→ **Objective**
Copy the listing verbatim, excluding any images found in it.
[START OF Extracted entries]
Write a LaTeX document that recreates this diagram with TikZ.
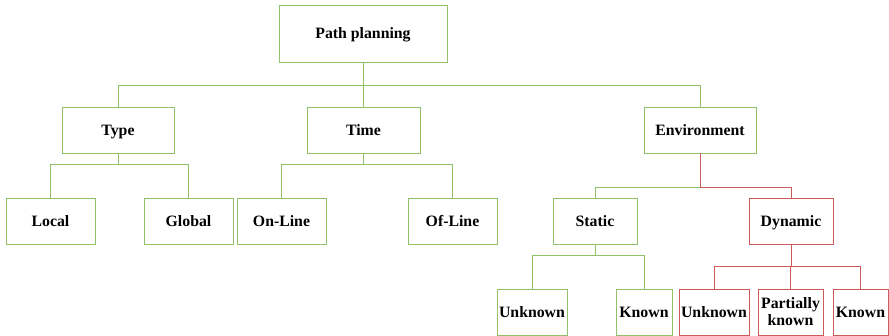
\documentclass[tikz,border=0pt]{standalone}
\usepackage{xcolor}
\usepackage{fontspec}
\setmainfont{Liberation Serif}
\usepackage{tikz}

\definecolor{grn}{RGB}{145,192,105}
\definecolor{rd}{RGB}{205,90,90}

\begin{document}
\begin{tikzpicture}[x=1pt, y=-1pt,
    box/.style={draw=grn, line width=0.8pt, minimum height=46pt, inner sep=1pt,
        text height=12pt, text depth=1.6pt,
        align=center, font=\fontsize{15.8}{17}\selectfont\bfseries},
    redbox/.style={box, draw=rd},
    elbow/.style={to path={-- ++(0,#1) -| (\tikztotarget)}},
    link/.style={draw=grn, line width=0.8pt}]
        \useasboundingbox (0,0) rectangle (889,336);

        \node[box, minimum width=168pt, minimum height=57pt] (plan) at (363,33.5) {Path planning};

        \node[box, minimum width=112pt] (type) at (118,130)   {Type};
        \node[box, minimum width=113pt] (time) at (363.5,130) {Time};
        \node[box, minimum width=112pt] (env)  at (700,130)   {Environment};

        \node[box, minimum width=89pt] (local)  at (50.5,221)  {Local};
        \node[box, minimum width=89pt] (global) at (188.5,221) {Global};
        \node[box, minimum width=89pt] (online) at (281.5,221) {On-Line};
        \node[box, minimum width=89pt] (ofline) at (452.5,221) {Of-Line};
        \node[box, minimum width=84pt] (static) at (595,221)   {Static};
        \node[redbox, minimum width=84pt] (dyn) at (791,221)   {Dynamic};

        \node[box, minimum width=70pt] (sunk) at (532,312)   {Unknown};
        \node[box, minimum width=56pt] (skn)  at (644,312)   {Known};
        \node[redbox, minimum width=70pt] (dunk) at (714,312)  {Unknown};
        \node[redbox, minimum width=65pt, text height=, text depth=] (dpart) at (790.5,312) {Partially\\known};
        \node[redbox, minimum width=55pt] (dkn) at (860.5,312)  {Known};

        \path[link]
        (plan.south) edge[elbow=23] (type.north)
        (plan.south) edge[elbow=23] (time.north)
        (plan.south) edge[elbow=23] (env.north)
        (type.south) edge[elbow=11] (local.north)
        (type.south) edge[elbow=11] (global.north)
        (time.south) edge[elbow=11] (online.north)
        (time.south) edge[elbow=11] (ofline.north)
        (env.south) edge[elbow=34] (static.north)
        (static.south) edge[elbow=11] (sunk.north)
        (static.south) edge[elbow=11] (skn.north);

        \path[link, draw=rd]
        (env.south) edge[elbow=34] (dyn.north)
        (dyn.south) edge[elbow=22] (dunk.north)
        (dyn.south) edge[elbow=22] (dpart.north)
        (dyn.south) edge[elbow=22] (dkn.north);

    \end{tikzpicture}
\end{document}
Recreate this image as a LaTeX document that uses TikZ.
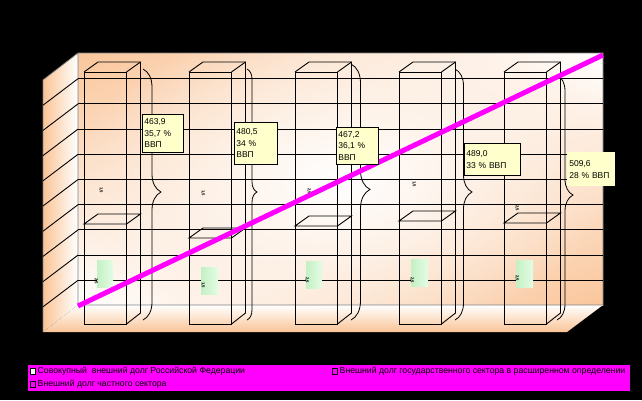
[END OF Extracted entries]
→ **Output of the task**
Write a LaTeX document that recreates this diagram with TikZ.
\documentclass[tikz,border=0pt]{standalone}
\usepackage{xcolor}
\usepackage{fontspec}
\setmainfont{Liberation Serif}
\usepackage{tikz}

\definecolor{grn}{RGB}{145,192,105}
\definecolor{rd}{RGB}{205,90,90}

\begin{document}
\begin{tikzpicture}[x=1pt, y=-1pt,
    box/.style={draw=grn, line width=0.8pt, minimum height=46pt, inner sep=1pt,
        text height=12pt, text depth=1.6pt,
        align=center, font=\fontsize{15.8}{17}\selectfont\bfseries},
    redbox/.style={box, draw=rd},
    elbow/.style={to path={-- ++(0,#1) -| (\tikztotarget)}},
    link/.style={draw=grn, line width=0.8pt}]
        \useasboundingbox (0,0) rectangle (889,336);

        \node[box, minimum width=168pt, minimum height=57pt] (plan) at (363,33.5) {Path planning};

        \node[box, minimum width=112pt] (type) at (118,130)   {Type};
        \node[box, minimum width=113pt] (time) at (363.5,130) {Time};
        \node[box, minimum width=112pt] (env)  at (700,130)   {Environment};

        \node[box, minimum width=89pt] (local)  at (50.5,221)  {Local};
        \node[box, minimum width=89pt] (global) at (188.5,221) {Global};
        \node[box, minimum width=89pt] (online) at (281.5,221) {On-Line};
        \node[box, minimum width=89pt] (ofline) at (452.5,221) {Of-Line};
        \node[box, minimum width=84pt] (static) at (595,221)   {Static};
        \node[redbox, minimum width=84pt] (dyn) at (791,221)   {Dynamic};

        \node[box, minimum width=70pt] (sunk) at (532,312)   {Unknown};
        \node[box, minimum width=56pt] (skn)  at (644,312)   {Known};
        \node[redbox, minimum width=70pt] (dunk) at (714,312)  {Unknown};
        \node[redbox, minimum width=65pt, text height=, text depth=] (dpart) at (790.5,312) {Partially\\known};
        \node[redbox, minimum width=55pt] (dkn) at (860.5,312)  {Known};

        \path[link]
        (plan.south) edge[elbow=23] (type.north)
        (plan.south) edge[elbow=23] (time.north)
        (plan.south) edge[elbow=23] (env.north)
        (type.south) edge[elbow=11] (local.north)
        (type.south) edge[elbow=11] (global.north)
        (time.south) edge[elbow=11] (online.north)
        (time.south) edge[elbow=11] (ofline.north)
        (env.south) edge[elbow=34] (static.north)
        (static.south) edge[elbow=11] (sunk.north)
        (static.south) edge[elbow=11] (skn.north);

        \path[link, draw=rd]
        (env.south) edge[elbow=34] (dyn.north)
        (dyn.south) edge[elbow=22] (dunk.north)
        (dyn.south) edge[elbow=22] (dpart.north)
        (dyn.south) edge[elbow=22] (dkn.north);

    \end{tikzpicture}
\end{document}
Recreate this image as a LaTeX document that uses TikZ.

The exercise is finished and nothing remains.